The vet and the tech both tried to get him to follow them to the back. They called him and commanded him to ‘come’, but he stayed at my side, leaned into me.
“Ask him if he wants l-o-v-e” I said spelling out the word.
The vet said, “Toby? You want l-o-v-e?”
No response. The tech understood what I meant, and she said, “Toby? Do you want love?”
He glanced at me, and I nodded and patted him. “It’s okay.”
He reluctantly followed them to the back.
He astounded both women when he responded to the offer of love. They cooed over him, petted him and fussed over him. The tech said, “That’s so sweet! He comes to love!” The vet said, “Oh my, how precious!” His response won their hearts.
On the other side of the door, I heard Toby cry when they were putting in the staples. I frequently hum or sing at home and he responds to my voice. I hummed, knowing he could hear me, and he immediately quieted.
I hadn’t taught Toby to respond to love. He taught me. He’d lean into me, or place his head in my hand and I’d say, “Oh, you want love?” When I’d told my hubby that he may never respond to ‘come’, but he would respond to, ‘do you want love,’ we played a game where we’d each love him, then the other would ask him and he’d go back and forth for love.
We share Christ when we have an opportunity.
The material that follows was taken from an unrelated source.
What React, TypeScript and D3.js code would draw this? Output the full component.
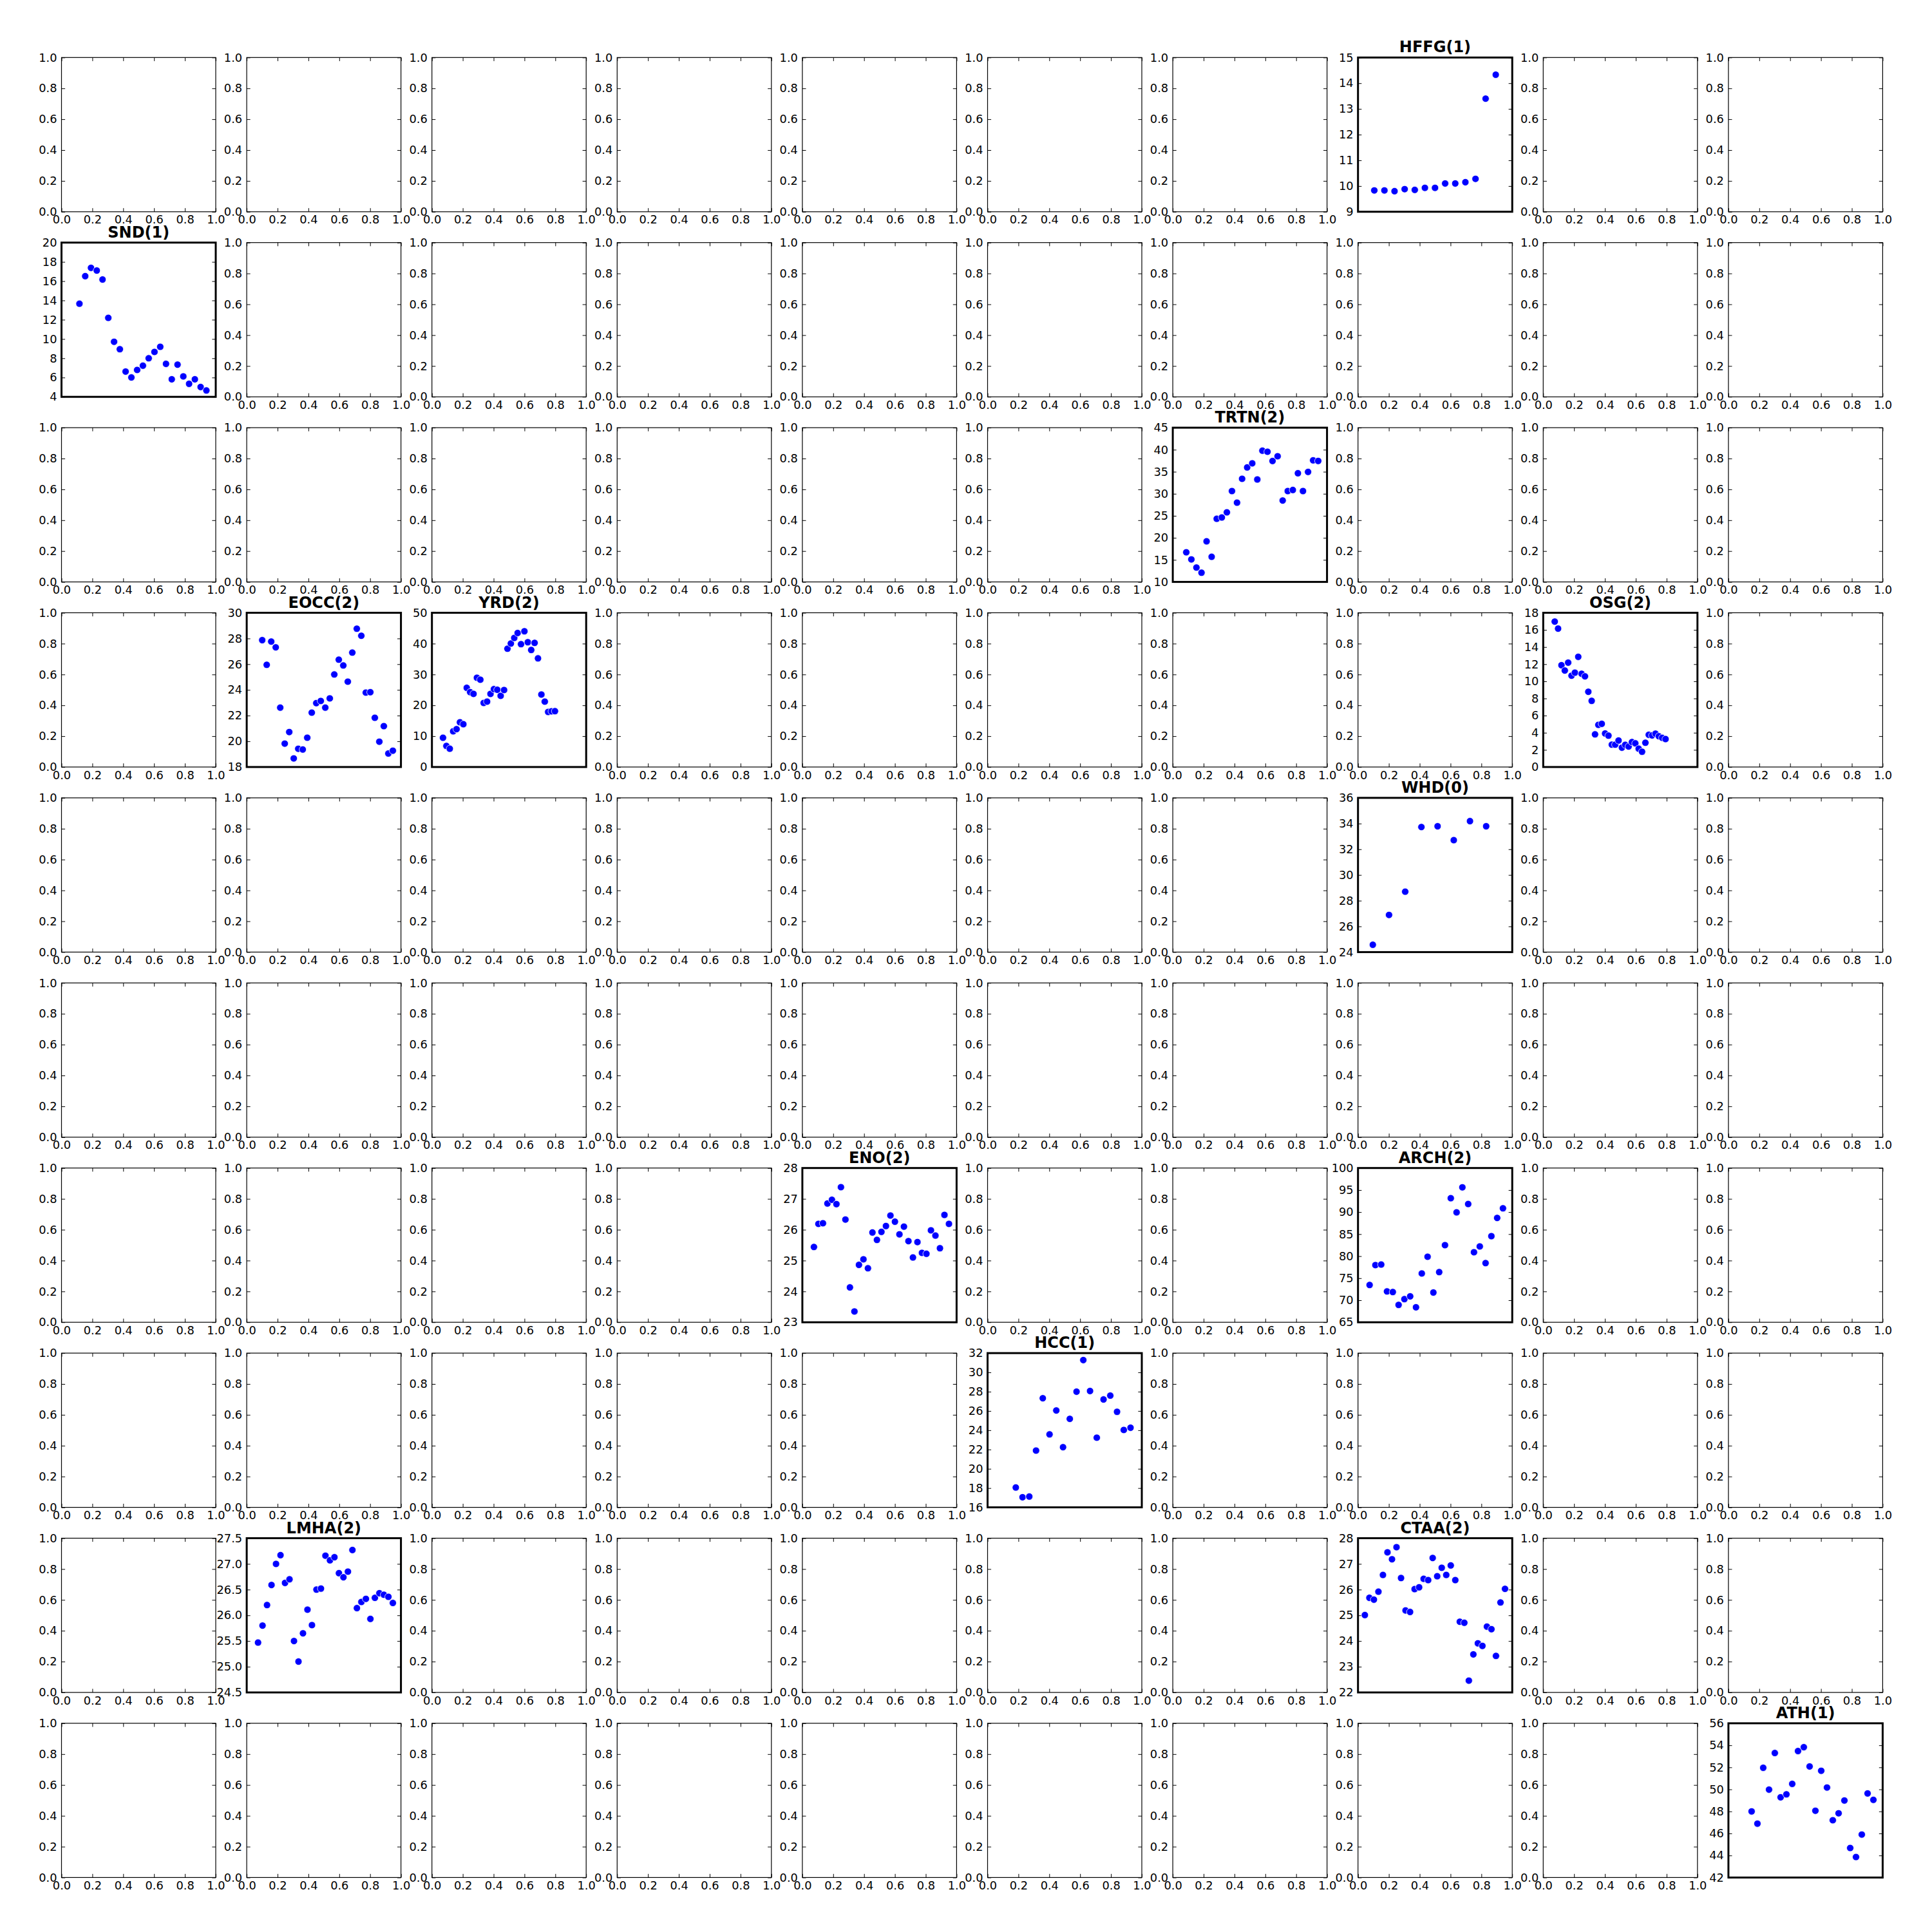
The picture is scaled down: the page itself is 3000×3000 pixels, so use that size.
import * as d3 from "d3";
import { useEffect, useRef } from "react";

// values, one array per panel (x = point index)
const hffgValues = [9.83, 9.83, 9.8, 9.88, 9.85, 9.93, 9.93, 10.1, 10.1, 10.15, 10.28, 13.4, 14.33];
const sndValues = [13.66, 16.52, 17.38, 17.1, 16.17, 12.19, 9.71, 8.94, 6.62, 6.01, 6.79, 7.23, 8.0, 8.66, 9.19, 7.42, 5.82, 7.34, 6.12, 5.35, 5.82, 5.02, 4.66];
const trtnValues = [16.72, 15.11, 13.26, 12.09, 19.21, 15.7, 24.33, 24.62, 25.79, 30.62, 27.99, 33.4, 35.98, 36.91, 33.25, 39.78, 39.54, 37.44, 38.52, 28.47, 30.62, 30.86, 34.66, 30.62, 34.96, 37.59, 37.45];
const eoccValues = [27.87, 25.95, 27.76, 27.31, 22.62, 19.82, 20.72, 18.67, 19.42, 19.36, 20.28, 22.23, 22.97, 23.14, 22.62, 23.34, 25.2, 26.35, 25.9, 24.64, 26.9, 28.76, 28.21, 23.79, 23.82, 21.83, 19.97, 21.18, 19.05, 19.27];
const yrdValues = [9.48, 6.83, 5.93, 11.58, 12.27, 14.5, 13.88, 25.66, 24.27, 23.71, 28.94, 28.31, 20.77, 21.2, 23.71, 25.24, 25.03, 23.08, 24.96, 38.35, 40.03, 41.84, 43.44, 39.82, 44.0, 40.45, 37.94, 40.24, 35.22, 23.5, 21.2, 17.85, 18.06, 18.1];
const osgValues = [16.97, 16.15, 11.88, 11.26, 12.18, 10.66, 11.01, 12.86, 10.88, 10.58, 8.78, 7.72, 3.81, 4.92, 5.04, 3.91, 3.66, 2.61, 2.61, 3.09, 2.26, 2.59, 2.39, 2.91, 2.76, 2.14, 1.78, 2.83, 3.76, 3.69, 3.89, 3.59, 3.41, 3.26];
const whdValues = [24.57, 26.89, 28.7, 33.73, 33.79, 32.71, 34.19, 33.79];
const enoValues = [25.44, 26.19, 26.21, 26.85, 26.97, 26.83, 27.38, 26.33, 24.13, 23.35, 24.86, 25.04, 24.75, 25.91, 25.67, 25.93, 26.12, 26.46, 26.26, 25.85, 26.1, 25.63, 25.1, 25.6, 25.25, 25.22, 25.98, 25.81, 25.4, 26.48, 26.19];
const archValues = [73.46, 77.98, 78.1, 72.0, 71.86, 68.94, 70.25, 70.88, 68.4, 76.08, 79.87, 71.75, 76.38, 82.5, 93.15, 89.94, 95.62, 91.83, 80.89, 82.21, 78.42, 84.54, 88.67, 90.86];
const hccValues = [18.06, 17.05, 17.12, 21.89, 27.32, 23.57, 26.05, 22.24, 25.18, 28.0, 31.28, 28.07, 23.23, 27.19, 27.59, 25.91, 24.03, 24.26];
const lmhaValues = [25.47, 25.8, 26.2, 26.59, 27.0, 27.17, 26.63, 26.7, 25.5, 25.1, 25.65, 26.11, 25.81, 26.5, 26.52, 27.16, 27.07, 27.13, 26.82, 26.74, 26.85, 27.27, 26.14, 26.26, 26.32, 25.93, 26.34, 26.43, 26.4, 26.36, 26.24];
const ctaaValues = [25.01, 25.68, 25.61, 25.92, 26.57, 27.45, 27.18, 27.65, 26.45, 25.19, 25.13, 26.02, 26.09, 26.42, 26.37, 27.23, 26.52, 26.85, 26.57, 26.94, 26.37, 24.75, 24.71, 22.46, 23.48, 23.91, 23.81, 24.56, 24.46, 23.42, 25.5, 26.03];
const athValues = [48.0, 46.89, 51.96, 49.98, 53.3, 49.28, 49.55, 50.5, 53.48, 53.83, 52.08, 48.06, 51.69, 50.17, 47.2, 47.83, 48.99, 44.68, 43.86, 45.9, 49.63, 49.05];

// y tick labels
const hffgTicks = [9, 10, 11, 12, 13, 14, 15];
const sndTicks = [4, 6, 8, 10, 12, 14, 16, 18, 20];
const trtnTicks = [10, 15, 20, 25, 30, 35, 40, 45];
const eoccTicks = [18, 20, 22, 24, 26, 28, 30];
const yrdTicks = [0, 10, 20, 30, 40, 50];
const osgTicks = [0, 2, 4, 6, 8, 10, 12, 14, 16, 18];
const whdTicks = [24, 26, 28, 30, 32, 34, 36];
const enoTicks = [23, 24, 25, 26, 27, 28];
const archTicks = [65, 70, 75, 80, 85, 90, 95, 100];
const hccTicks = [16, 18, 20, 22, 24, 26, 28, 30, 32];
const lmhaTicks = [24.5, 25.0, 25.5, 26.0, 26.5, 27.0, 27.5];
const ctaaTicks = [22, 23, 24, 25, 26, 27, 28];
const athTicks = [42, 44, 46, 48, 50, 52, 54, 56];
const emptyTicks = [0, 0.2, 0.4, 0.6, 0.8, 1.0];

type Panel = {
    title: string;
    row: number;
    col: number;
    values: number[];
    ticks: number[];
    xDomain: [number, number];
    fmt: string;
};

const panels: Panel[] = [
    { title: "HFFG(1)", row: 0, col: 7, values: hffgValues, ticks: hffgTicks, xDomain: [-1.61, 13.63], fmt: "d" },
    { title: "SND(1)", row: 1, col: 0, values: sndValues, ticks: sndTicks, xDomain: [-3.11, 23.62], fmt: "d" },
    { title: "TRTN(2)", row: 2, col: 6, values: trtnValues, ticks: trtnTicks, xDomain: [-2.66, 27.74], fmt: "d" },
    { title: "EOCC(2)", row: 3, col: 1, values: eoccValues, ticks: eoccTicks, xDomain: [-3.44, 30.8], fmt: "d" },
    { title: "YRD(2)", row: 3, col: 2, values: yrdValues, ticks: yrdTicks, xDomain: [-3.26, 42.2], fmt: "d" },
    { title: "OSG(2)", row: 3, col: 8, values: osgValues, ticks: osgTicks, xDomain: [-3.43, 42.5], fmt: "d" },
    { title: "WHD(0)", row: 4, col: 7, values: whdValues, ticks: whdTicks, xDomain: [-0.915, 8.61], fmt: "d" },
    { title: "ENO(2)", row: 6, col: 4, values: enoValues, ticks: enoTicks, xDomain: [-2.57, 31.7], fmt: "d" },
    { title: "ARCH(2)", row: 6, col: 7, values: archValues, ticks: archTicks, xDomain: [-2.0, 24.6], fmt: "d" },
    { title: "HCC(1)", row: 7, col: 5, values: hccValues, ticks: hccTicks, xDomain: [-4.18, 18.67], fmt: "d" },
    { title: "LMHA(2)", row: 8, col: 1, values: lmhaValues, ticks: lmhaTicks, xDomain: [-2.52, 31.8], fmt: ".1f" },
    { title: "CTAA(2)", row: 8, col: 7, values: ctaaValues, ticks: ctaaTicks, xDomain: [-1.52, 32.6], fmt: "d" },
    { title: "ATH(1)", row: 9, col: 9, values: athValues, ticks: athTicks, xDomain: [-4.0, 22.6], fmt: "d" },
];

const SIZE = 3000;
const GRID = 10;
const LEFT = 95.5;
const TOP = 89.3;
const PITCH_X = 287.6;
const PITCH_Y = 287.4;
const AX = 239.5;
const TICK_LEN = 5.6;
const FONT = "'DejaVu Sans', sans-serif";
const TICK_FS = 17.8;
const TITLE_FS = 24;

function styleAxis(g: d3.Selection<SVGGElement, unknown, null, undefined>) {
    g.attr("font-family", FONT).attr("font-size", TICK_FS).attr("color", "#000");
    g.select(".domain").remove();
    g.selectAll("line").attr("stroke-width", 1);
}

function drawEmpty(g: d3.Selection<SVGGElement, unknown, null, undefined>) {
    const x = d3.scaleLinear().domain([0, 1]).range([0, AX]);
    const y = d3.scaleLinear().domain([0, 1]).range([AX, 0]);
    const fmt = d3.format(".1f");

    g.append("rect").attr("width", AX).attr("height", AX).attr("fill", "#fff");

    g.append("g")
        .call(d3.axisLeft(y).tickValues(emptyTicks).tickFormat((d) => fmt(d as number)).tickSize(-TICK_LEN).tickPadding(7))
        .call(styleAxis);
    g.append("g")
        .attr("transform", `translate(${AX},0)`)
        .call(d3.axisRight(y).tickValues(emptyTicks).tickFormat(() => "").tickSize(-TICK_LEN))
        .call(styleAxis);
    g.append("g")
        .attr("transform", `translate(0,${AX})`)
        .call(d3.axisBottom(x).tickValues(emptyTicks).tickFormat((d) => fmt(d as number)).tickSize(-TICK_LEN).tickPadding(6))
        .call(styleAxis);
    g.append("g")
        .call(d3.axisTop(x).tickValues(emptyTicks).tickFormat(() => "").tickSize(-TICK_LEN))
        .call(styleAxis);

    g.append("rect")
        .attr("width", AX)
        .attr("height", AX)
        .attr("fill", "none")
        .attr("stroke", "#000")
        .attr("stroke-width", 1.2);
}

function drawPanel(g: d3.Selection<SVGGElement, unknown, null, undefined>, p: Panel) {
    const x = d3.scaleLinear().domain(p.xDomain).range([0, AX]);
    const y = d3
        .scaleLinear()
        .domain([p.ticks[0], p.ticks[p.ticks.length - 1]])
        .range([AX, 0]);
    const fmt = d3.format(p.fmt);

    g.append("rect").attr("width", AX).attr("height", AX).attr("fill", "#fff");

    g.append("g")
        .call(d3.axisLeft(y).tickValues(p.ticks).tickFormat((d) => fmt(d as number)).tickSize(-TICK_LEN).tickPadding(7))
        .call(styleAxis);
    g.append("g")
        .attr("transform", `translate(${AX},0)`)
        .call(d3.axisRight(y).tickValues(p.ticks).tickFormat(() => "").tickSize(-TICK_LEN))
        .call(styleAxis);

    g.selectAll(".pt")
        .data(p.values)
        .join("circle")
        .attr("cx", (_, i) => x(i))
        .attr("cy", (d) => y(d))
        .attr("r", 5.5)
        .attr("fill", "#0000ff")
        .attr("stroke", "#fff")
        .attr("stroke-width", 0.8);

    g.append("rect")
        .attr("width", AX)
        .attr("height", AX)
        .attr("fill", "none")
        .attr("stroke", "#000")
        .attr("stroke-width", 3);

    // Title
    g.append("text")
        .attr("x", AX / 2)
        .attr("y", -8)
        .attr("text-anchor", "middle")
        .attr("font-family", FONT)
        .attr("font-size", TITLE_FS)
        .attr("font-weight", "bold")
        .attr("fill", "#000")
        .text(p.title);
}

function drawGrid(svgElement: SVGSVGElement) {
    const svg = d3.select(svgElement);
    svg.selectAll("*").remove();

    svg.append("rect").attr("width", SIZE).attr("height", SIZE).attr("fill", "#fff");

    const lookup = new Map(panels.map((p) => [`${p.row}-${p.col}`, p]));

    for (let r = 0; r < GRID; r++) {
        for (let c = 0; c < GRID; c++) {
            const g = svg
                .append("g")
                .attr("transform", `translate(${LEFT + c * PITCH_X},${TOP + r * PITCH_Y})`);
            const p = lookup.get(`${r}-${c}`);
            if (p) drawPanel(g, p);
            else drawEmpty(g);
        }
    }
}

export default function App() {
    const chartRef = useRef<SVGSVGElement | null>(null);

    useEffect(() => {
        if (chartRef.current) drawGrid(chartRef.current);
    }, []);

    return (
        <div style={{ position: "absolute", left: 0, top: 0 }}>
            <svg ref={chartRef} width={SIZE} height={SIZE} style={{ display: "block" }}></svg>
        </div>
    );
}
We could tell people that their choices are harmful or that their lifestyle is destructive. We could tell them there is something better. We could say, “Come to Christ.” That might work — probably not. But, if we offer love, maybe they’ll hear our message.
When you think about it, God gave mankind laws we’ve never been able to keep. So He offered His Son, who offered His love. What draws us to Christ? For me, it was him stretching out his arms. That act said, “Do you want love?”